>> Start

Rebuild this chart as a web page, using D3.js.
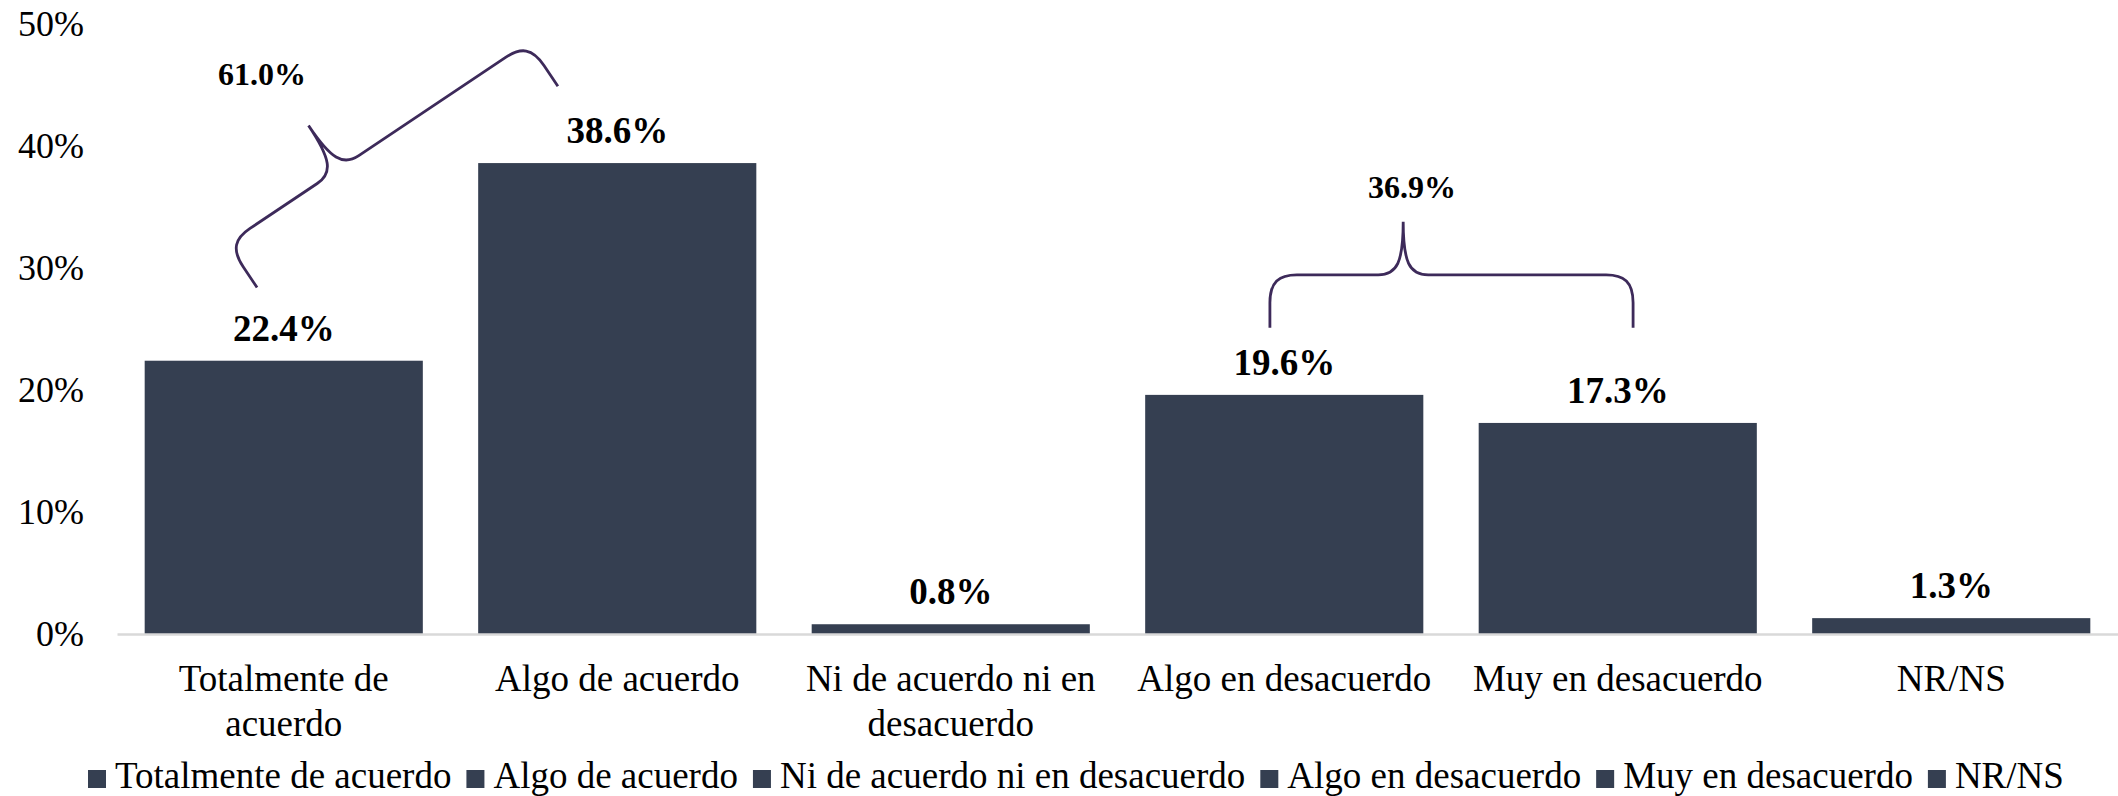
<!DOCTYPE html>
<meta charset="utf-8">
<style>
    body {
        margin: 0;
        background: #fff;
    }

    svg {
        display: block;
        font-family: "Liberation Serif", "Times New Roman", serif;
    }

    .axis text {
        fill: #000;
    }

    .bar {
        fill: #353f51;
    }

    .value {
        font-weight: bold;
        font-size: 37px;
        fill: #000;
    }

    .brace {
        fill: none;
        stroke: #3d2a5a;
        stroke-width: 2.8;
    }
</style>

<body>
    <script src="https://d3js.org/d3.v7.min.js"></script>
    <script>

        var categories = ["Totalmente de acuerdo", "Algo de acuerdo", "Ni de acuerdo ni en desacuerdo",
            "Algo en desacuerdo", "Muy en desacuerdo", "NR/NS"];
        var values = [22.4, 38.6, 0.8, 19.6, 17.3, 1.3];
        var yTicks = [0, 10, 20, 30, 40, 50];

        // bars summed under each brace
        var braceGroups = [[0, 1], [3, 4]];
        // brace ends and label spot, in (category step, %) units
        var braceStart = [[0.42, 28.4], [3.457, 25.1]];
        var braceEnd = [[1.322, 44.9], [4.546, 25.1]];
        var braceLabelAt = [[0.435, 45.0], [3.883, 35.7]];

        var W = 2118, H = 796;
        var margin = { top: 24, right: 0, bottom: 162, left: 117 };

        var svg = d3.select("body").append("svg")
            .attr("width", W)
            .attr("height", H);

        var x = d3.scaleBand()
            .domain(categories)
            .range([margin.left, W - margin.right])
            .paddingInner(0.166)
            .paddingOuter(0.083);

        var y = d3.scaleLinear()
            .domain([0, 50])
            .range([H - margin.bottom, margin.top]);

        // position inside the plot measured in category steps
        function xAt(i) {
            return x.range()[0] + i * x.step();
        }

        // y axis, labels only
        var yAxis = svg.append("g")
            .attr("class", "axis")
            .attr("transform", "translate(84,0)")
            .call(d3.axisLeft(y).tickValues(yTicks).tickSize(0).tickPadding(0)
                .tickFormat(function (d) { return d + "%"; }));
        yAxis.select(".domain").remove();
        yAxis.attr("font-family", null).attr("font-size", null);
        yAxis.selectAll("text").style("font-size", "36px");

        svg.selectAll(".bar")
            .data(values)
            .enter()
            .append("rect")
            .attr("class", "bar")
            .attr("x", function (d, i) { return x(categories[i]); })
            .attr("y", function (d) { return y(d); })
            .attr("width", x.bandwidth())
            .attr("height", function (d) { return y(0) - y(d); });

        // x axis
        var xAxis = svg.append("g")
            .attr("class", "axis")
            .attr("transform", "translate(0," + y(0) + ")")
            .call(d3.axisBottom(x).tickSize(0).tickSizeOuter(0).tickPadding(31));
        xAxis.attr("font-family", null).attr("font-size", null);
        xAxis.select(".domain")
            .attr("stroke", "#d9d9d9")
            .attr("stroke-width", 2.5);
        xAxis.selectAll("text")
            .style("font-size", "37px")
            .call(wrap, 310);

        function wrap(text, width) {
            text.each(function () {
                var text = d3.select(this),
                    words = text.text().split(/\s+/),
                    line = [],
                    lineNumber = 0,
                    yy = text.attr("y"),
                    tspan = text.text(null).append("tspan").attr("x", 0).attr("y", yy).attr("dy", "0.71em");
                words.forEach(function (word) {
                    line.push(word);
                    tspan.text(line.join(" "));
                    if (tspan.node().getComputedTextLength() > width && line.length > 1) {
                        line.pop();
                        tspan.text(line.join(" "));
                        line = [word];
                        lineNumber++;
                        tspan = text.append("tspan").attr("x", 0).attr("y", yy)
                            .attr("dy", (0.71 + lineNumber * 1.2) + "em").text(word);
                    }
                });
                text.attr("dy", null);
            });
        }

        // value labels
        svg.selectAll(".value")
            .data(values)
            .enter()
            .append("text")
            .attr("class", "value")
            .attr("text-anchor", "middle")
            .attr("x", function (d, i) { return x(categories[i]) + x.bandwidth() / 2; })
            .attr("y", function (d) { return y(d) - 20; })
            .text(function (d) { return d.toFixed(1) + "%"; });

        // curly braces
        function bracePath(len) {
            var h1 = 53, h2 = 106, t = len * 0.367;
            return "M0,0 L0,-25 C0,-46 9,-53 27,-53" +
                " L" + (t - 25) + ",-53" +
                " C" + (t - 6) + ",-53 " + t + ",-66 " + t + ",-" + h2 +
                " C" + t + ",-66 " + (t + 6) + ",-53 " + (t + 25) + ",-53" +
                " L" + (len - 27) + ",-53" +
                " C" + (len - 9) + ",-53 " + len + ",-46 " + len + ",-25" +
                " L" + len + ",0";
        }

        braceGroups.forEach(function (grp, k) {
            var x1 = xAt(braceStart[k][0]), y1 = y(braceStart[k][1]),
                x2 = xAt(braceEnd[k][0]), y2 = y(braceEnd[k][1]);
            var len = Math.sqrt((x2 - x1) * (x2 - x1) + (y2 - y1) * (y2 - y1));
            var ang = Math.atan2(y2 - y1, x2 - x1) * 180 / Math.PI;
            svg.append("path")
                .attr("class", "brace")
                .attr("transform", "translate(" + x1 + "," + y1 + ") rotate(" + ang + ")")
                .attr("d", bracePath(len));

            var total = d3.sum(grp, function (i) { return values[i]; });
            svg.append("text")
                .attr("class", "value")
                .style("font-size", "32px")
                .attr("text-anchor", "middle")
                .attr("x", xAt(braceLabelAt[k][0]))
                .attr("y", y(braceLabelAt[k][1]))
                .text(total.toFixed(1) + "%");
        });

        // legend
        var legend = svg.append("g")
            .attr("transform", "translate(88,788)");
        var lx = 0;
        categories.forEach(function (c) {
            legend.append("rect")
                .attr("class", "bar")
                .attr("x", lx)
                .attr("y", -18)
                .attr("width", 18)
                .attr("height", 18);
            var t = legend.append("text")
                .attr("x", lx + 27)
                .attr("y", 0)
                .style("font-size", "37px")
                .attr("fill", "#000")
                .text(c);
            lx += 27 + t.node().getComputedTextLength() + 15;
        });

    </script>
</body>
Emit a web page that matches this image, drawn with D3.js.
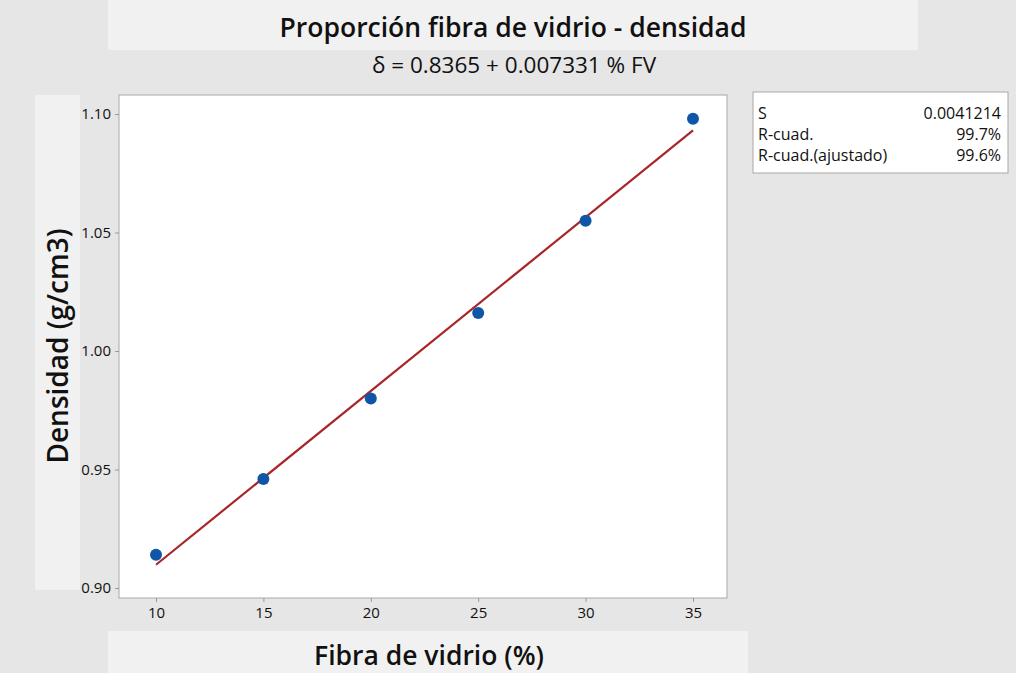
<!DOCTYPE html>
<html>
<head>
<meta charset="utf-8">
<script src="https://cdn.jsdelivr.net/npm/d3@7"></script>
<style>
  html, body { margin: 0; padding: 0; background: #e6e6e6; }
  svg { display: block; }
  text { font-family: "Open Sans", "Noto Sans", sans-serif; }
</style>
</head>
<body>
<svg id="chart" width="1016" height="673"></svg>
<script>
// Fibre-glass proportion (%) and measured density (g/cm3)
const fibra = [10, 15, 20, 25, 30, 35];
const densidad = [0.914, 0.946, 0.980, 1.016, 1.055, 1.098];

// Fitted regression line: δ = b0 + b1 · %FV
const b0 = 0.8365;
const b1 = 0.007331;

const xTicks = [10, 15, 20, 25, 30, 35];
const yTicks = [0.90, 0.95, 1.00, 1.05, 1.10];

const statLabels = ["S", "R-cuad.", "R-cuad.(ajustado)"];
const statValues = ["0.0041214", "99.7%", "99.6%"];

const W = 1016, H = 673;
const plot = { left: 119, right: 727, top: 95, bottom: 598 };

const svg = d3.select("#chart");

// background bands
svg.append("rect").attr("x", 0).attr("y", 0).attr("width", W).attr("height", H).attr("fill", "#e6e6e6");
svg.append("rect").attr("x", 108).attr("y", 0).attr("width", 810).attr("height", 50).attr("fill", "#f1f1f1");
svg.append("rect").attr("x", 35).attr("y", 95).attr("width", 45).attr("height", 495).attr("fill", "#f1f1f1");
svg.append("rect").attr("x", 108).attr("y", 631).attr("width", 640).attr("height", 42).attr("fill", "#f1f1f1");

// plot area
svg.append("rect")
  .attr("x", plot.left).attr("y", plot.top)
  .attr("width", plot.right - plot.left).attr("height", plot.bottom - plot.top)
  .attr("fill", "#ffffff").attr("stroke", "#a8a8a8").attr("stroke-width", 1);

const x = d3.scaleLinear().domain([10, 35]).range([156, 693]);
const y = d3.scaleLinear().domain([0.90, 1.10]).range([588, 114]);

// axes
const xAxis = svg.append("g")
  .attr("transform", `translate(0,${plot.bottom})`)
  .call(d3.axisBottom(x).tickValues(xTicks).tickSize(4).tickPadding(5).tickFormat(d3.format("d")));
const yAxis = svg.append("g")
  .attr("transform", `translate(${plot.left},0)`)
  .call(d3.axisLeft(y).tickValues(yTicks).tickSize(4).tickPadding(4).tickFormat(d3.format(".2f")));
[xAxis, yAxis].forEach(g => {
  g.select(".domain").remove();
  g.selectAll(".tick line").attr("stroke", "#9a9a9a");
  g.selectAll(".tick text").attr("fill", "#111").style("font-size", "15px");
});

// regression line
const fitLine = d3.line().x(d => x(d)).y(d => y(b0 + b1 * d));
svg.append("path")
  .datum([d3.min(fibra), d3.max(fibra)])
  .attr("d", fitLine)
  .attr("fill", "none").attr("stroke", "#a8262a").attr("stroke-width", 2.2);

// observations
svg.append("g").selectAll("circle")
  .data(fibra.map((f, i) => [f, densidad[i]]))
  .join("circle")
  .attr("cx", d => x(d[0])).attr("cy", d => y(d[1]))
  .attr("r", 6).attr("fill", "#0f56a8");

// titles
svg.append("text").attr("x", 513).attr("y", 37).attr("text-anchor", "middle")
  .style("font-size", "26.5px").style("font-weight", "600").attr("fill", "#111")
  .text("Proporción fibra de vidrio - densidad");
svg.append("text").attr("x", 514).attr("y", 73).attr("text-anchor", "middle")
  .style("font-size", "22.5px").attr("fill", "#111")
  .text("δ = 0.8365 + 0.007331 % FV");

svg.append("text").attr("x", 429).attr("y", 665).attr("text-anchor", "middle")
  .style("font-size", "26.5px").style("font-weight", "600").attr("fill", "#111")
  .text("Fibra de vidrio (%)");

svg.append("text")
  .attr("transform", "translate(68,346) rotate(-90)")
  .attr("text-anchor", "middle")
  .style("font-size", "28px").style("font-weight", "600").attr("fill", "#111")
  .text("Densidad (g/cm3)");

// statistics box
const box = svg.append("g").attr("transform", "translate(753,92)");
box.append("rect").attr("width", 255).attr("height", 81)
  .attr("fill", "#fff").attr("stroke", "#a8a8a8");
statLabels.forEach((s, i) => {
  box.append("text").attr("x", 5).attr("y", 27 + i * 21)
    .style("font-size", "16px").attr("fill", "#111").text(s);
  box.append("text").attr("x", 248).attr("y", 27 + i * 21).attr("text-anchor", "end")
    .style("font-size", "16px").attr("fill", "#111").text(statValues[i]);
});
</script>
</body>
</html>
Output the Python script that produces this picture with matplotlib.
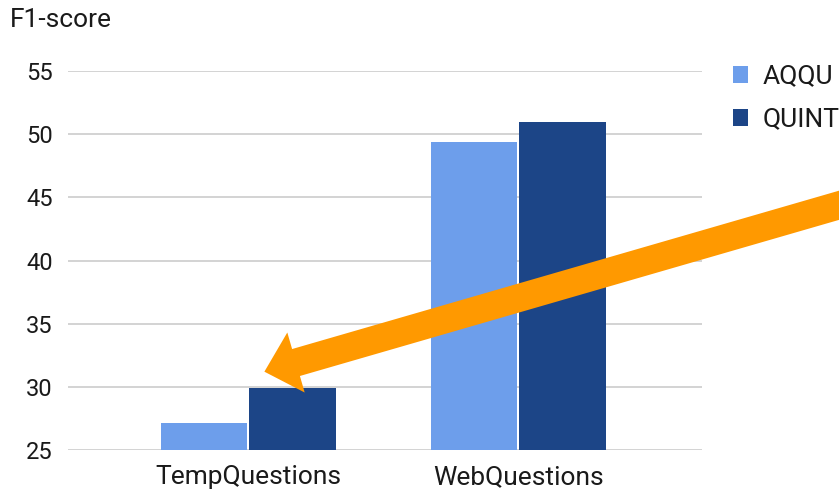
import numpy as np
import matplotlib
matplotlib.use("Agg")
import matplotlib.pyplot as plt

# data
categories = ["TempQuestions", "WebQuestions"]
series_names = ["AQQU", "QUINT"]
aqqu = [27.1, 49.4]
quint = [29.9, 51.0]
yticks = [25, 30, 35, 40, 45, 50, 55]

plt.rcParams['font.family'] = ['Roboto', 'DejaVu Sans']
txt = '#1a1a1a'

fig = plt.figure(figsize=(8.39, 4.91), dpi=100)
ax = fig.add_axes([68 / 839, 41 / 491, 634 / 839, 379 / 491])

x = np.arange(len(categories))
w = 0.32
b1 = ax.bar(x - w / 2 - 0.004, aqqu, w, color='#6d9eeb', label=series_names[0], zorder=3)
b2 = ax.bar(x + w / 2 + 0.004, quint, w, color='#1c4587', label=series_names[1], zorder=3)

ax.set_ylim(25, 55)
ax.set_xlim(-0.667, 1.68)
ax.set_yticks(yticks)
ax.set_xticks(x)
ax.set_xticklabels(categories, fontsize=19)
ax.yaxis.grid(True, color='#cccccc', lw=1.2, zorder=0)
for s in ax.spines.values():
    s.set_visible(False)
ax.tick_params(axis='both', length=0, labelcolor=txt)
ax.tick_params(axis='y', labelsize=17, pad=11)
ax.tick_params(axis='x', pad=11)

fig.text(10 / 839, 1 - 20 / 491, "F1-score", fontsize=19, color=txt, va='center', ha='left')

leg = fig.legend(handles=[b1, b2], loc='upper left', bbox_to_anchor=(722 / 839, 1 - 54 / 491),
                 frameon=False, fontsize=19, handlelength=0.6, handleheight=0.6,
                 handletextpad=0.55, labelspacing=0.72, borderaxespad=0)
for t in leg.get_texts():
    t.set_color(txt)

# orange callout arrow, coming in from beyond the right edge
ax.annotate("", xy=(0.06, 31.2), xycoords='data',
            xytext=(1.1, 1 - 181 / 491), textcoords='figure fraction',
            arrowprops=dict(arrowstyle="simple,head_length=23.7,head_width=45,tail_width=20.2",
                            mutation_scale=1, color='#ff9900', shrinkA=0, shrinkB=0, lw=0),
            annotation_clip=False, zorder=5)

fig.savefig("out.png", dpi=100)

>> End

■ Short exercise
Copy each line of the listing that includes "this".

■ In response
Rebuild this chart as a web page, using D3.js.
                var text = d3.select(this),
Emit a web page that matches this image, drawn with D3.js.
Output the Python script that produces this picture with matplotlib.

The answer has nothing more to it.